Given task:
Copy every line of the following data that includes the string "with".
# Start of Input
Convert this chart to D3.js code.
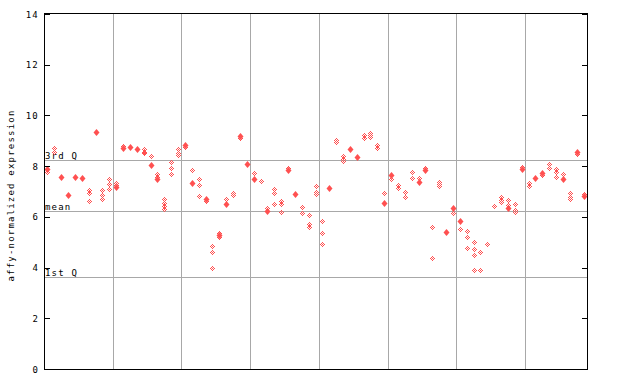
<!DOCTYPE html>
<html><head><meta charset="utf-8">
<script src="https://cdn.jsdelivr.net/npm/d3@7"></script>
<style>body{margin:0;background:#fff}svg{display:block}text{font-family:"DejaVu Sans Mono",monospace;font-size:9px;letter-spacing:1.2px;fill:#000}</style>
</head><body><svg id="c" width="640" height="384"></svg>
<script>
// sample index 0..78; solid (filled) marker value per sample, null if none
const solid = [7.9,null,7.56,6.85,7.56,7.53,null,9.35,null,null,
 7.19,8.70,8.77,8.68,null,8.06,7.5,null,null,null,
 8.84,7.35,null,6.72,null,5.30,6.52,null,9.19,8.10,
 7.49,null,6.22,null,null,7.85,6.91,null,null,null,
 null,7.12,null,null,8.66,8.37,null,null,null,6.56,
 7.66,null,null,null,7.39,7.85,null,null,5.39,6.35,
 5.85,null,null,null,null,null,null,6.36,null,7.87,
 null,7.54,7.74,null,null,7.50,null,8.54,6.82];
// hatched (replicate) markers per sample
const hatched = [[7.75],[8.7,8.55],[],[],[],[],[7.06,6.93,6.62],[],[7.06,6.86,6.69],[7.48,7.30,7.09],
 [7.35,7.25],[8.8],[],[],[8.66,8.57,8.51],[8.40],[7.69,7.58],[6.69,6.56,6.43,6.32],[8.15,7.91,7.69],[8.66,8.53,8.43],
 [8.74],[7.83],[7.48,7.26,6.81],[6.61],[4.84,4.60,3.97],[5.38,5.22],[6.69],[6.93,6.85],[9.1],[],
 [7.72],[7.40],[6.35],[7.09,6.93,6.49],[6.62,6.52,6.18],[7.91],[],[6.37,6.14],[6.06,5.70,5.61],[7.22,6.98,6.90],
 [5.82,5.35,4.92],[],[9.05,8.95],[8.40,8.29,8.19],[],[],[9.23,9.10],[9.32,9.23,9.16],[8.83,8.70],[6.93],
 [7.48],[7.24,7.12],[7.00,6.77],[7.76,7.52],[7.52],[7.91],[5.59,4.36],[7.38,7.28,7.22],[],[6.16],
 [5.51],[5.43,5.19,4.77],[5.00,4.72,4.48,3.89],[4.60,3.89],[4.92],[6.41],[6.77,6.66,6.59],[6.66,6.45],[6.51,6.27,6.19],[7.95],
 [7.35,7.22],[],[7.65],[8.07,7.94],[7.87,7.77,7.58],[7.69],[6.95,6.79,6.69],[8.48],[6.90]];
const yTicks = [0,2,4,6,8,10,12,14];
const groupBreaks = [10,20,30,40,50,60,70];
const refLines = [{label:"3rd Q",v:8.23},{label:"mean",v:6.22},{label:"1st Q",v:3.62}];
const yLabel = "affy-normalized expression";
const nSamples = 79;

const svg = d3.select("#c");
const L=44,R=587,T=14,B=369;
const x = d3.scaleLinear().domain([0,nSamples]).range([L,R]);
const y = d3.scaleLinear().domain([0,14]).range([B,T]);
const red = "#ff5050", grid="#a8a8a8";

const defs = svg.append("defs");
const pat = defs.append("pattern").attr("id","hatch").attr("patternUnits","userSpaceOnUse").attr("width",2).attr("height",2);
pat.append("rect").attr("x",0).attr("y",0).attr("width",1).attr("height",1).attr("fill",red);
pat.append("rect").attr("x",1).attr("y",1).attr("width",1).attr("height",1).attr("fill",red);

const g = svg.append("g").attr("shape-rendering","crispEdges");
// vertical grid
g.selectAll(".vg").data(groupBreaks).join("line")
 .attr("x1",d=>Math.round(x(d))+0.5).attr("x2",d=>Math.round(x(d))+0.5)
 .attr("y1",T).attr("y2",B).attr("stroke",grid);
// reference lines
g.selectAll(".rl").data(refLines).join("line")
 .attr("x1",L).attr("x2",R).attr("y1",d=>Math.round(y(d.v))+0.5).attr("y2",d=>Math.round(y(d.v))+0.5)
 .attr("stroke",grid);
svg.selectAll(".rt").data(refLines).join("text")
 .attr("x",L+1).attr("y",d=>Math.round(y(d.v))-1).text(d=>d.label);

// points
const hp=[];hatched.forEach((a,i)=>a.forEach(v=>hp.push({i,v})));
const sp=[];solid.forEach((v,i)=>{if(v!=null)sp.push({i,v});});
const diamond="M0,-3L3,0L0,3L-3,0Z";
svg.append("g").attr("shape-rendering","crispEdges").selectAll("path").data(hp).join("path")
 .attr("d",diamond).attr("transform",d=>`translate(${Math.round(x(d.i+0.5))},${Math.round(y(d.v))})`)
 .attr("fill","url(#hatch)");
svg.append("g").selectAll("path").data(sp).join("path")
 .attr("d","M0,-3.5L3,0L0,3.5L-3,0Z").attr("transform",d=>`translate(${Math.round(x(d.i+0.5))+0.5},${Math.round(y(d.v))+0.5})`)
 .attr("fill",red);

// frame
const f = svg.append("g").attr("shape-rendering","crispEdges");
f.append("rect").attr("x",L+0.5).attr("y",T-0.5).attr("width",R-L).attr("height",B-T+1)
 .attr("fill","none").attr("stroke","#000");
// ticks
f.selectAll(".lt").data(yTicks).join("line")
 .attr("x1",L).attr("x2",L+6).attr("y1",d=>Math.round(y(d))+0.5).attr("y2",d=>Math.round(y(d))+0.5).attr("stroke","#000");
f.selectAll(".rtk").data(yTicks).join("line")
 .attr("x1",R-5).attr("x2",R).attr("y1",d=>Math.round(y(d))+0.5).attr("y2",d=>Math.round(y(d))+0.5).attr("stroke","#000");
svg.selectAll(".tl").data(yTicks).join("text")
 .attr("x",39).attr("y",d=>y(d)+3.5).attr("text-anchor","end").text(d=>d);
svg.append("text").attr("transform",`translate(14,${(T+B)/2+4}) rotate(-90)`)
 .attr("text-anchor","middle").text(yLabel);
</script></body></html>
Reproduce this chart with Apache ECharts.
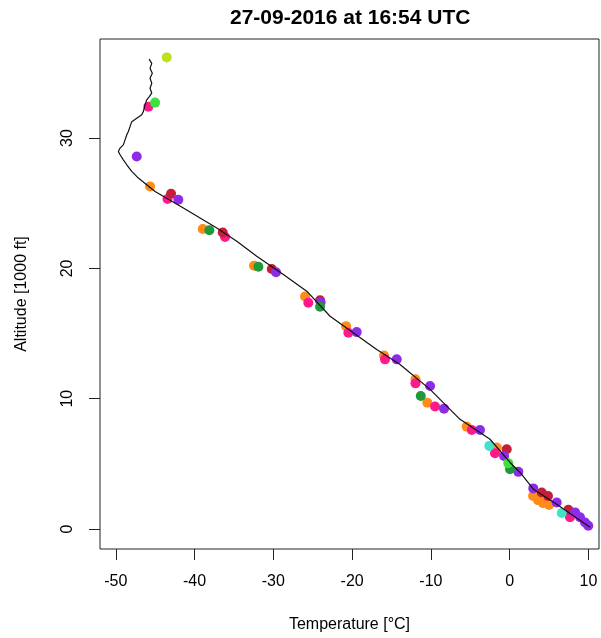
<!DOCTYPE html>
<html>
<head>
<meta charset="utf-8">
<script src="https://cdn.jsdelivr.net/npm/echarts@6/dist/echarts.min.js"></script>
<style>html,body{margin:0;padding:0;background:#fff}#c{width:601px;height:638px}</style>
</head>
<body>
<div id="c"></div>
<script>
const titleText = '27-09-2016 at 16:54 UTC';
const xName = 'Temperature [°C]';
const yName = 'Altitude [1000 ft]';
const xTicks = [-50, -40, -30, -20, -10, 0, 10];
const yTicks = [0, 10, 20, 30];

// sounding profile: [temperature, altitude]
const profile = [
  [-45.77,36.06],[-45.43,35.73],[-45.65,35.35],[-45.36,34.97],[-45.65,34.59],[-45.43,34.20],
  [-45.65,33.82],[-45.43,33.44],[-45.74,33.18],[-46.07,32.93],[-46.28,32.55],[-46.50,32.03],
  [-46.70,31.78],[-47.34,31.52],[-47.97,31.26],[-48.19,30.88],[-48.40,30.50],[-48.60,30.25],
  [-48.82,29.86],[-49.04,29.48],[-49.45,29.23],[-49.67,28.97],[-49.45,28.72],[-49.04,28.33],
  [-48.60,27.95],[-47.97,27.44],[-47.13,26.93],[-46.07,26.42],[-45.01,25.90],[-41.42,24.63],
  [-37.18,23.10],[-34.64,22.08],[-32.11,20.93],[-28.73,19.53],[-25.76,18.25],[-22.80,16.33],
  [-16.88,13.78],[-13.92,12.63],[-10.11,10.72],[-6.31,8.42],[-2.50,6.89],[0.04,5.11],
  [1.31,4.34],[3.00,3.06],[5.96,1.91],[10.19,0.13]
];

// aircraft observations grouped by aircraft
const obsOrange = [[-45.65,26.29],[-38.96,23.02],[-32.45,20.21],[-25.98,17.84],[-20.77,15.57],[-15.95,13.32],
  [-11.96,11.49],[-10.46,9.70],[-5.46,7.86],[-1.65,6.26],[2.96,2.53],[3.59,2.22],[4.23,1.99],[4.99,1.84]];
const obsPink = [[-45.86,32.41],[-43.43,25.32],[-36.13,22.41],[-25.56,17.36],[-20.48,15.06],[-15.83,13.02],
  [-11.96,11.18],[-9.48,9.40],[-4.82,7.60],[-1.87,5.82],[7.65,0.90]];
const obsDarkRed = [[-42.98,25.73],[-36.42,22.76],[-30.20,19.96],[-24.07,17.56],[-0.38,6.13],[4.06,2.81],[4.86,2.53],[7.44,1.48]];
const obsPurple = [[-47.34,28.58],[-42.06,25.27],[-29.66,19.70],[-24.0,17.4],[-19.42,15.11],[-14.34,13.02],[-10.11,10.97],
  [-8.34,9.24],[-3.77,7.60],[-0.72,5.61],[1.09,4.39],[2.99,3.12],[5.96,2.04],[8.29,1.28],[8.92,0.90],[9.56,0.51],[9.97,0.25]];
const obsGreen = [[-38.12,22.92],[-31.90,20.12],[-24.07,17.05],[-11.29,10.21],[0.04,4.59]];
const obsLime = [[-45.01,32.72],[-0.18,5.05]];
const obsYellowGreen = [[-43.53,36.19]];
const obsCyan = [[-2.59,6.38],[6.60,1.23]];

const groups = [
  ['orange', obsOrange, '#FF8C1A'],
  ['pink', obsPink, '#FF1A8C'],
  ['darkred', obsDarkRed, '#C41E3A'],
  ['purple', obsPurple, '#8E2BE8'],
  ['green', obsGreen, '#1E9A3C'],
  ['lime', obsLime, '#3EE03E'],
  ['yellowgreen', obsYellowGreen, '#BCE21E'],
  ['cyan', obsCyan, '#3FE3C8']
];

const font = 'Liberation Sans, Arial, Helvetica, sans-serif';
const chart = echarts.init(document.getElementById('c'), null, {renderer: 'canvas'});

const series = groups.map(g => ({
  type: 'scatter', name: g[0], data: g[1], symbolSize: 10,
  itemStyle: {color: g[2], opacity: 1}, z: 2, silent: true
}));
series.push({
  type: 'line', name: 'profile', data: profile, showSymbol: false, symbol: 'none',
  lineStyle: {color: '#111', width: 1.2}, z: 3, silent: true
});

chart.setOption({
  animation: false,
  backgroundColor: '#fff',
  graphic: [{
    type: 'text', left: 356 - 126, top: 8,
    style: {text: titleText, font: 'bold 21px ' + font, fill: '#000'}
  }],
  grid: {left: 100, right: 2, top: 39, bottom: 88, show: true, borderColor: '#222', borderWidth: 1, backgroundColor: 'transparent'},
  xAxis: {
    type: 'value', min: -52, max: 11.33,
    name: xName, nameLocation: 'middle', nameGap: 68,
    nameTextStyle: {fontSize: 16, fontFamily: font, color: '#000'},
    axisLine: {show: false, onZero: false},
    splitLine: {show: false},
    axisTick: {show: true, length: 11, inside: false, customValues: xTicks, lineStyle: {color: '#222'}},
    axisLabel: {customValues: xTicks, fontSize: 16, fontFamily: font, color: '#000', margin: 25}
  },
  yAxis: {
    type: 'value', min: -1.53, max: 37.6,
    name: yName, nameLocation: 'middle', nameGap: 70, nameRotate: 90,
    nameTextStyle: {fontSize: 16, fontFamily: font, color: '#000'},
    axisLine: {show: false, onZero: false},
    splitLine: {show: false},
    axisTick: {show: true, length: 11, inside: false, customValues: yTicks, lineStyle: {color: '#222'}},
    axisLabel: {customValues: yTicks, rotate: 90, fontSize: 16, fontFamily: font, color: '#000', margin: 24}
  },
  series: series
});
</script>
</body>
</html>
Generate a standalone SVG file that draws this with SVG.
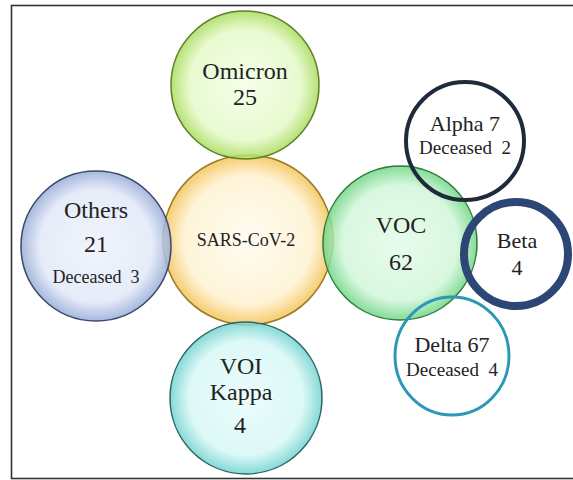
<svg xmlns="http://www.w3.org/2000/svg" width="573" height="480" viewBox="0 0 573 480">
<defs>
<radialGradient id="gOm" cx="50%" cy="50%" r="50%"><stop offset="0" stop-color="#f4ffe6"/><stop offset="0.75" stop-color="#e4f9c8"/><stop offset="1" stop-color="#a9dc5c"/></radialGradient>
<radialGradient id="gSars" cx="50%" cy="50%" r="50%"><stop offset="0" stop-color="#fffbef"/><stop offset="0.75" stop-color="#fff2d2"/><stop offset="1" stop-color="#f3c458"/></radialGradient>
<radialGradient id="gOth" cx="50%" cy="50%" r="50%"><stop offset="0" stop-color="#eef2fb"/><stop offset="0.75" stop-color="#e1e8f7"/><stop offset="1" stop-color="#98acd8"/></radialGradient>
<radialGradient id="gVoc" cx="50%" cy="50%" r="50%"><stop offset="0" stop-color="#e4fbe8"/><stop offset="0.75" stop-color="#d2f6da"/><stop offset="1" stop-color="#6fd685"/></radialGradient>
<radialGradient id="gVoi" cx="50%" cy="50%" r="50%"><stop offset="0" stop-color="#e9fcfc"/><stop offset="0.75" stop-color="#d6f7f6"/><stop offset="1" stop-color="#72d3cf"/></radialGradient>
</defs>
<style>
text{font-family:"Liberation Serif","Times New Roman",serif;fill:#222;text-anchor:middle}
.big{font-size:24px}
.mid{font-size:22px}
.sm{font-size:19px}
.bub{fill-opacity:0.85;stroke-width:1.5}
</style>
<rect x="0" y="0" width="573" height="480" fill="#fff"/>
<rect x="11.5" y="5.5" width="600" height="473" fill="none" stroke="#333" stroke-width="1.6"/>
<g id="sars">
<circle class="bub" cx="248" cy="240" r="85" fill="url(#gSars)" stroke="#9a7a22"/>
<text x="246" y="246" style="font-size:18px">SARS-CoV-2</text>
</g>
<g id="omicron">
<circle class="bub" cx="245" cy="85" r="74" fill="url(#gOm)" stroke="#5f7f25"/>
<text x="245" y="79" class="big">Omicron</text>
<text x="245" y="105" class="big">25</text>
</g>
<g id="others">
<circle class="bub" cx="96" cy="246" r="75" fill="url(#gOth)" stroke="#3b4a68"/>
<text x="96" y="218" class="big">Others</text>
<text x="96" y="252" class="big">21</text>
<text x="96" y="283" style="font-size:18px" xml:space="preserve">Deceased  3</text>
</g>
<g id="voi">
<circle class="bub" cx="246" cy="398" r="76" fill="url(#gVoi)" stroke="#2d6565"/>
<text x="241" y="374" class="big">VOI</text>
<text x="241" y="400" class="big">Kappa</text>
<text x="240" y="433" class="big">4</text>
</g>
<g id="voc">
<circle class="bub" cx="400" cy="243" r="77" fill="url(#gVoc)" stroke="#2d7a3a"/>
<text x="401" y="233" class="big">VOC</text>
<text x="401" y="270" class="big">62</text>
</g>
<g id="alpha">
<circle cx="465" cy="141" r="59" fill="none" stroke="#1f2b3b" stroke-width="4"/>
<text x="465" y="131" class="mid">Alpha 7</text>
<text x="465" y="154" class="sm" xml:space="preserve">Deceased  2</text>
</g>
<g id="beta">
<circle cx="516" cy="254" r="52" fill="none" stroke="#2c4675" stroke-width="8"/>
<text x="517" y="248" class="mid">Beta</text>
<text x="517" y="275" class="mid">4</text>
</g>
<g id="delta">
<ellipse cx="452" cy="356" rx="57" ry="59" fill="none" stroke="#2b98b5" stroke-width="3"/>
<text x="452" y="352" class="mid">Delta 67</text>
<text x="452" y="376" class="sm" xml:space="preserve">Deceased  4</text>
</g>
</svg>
# End of Input
Solved problem:
Reproduce this chart with Apache ECharts.
Generate a standalone SVG file that draws this with SVG.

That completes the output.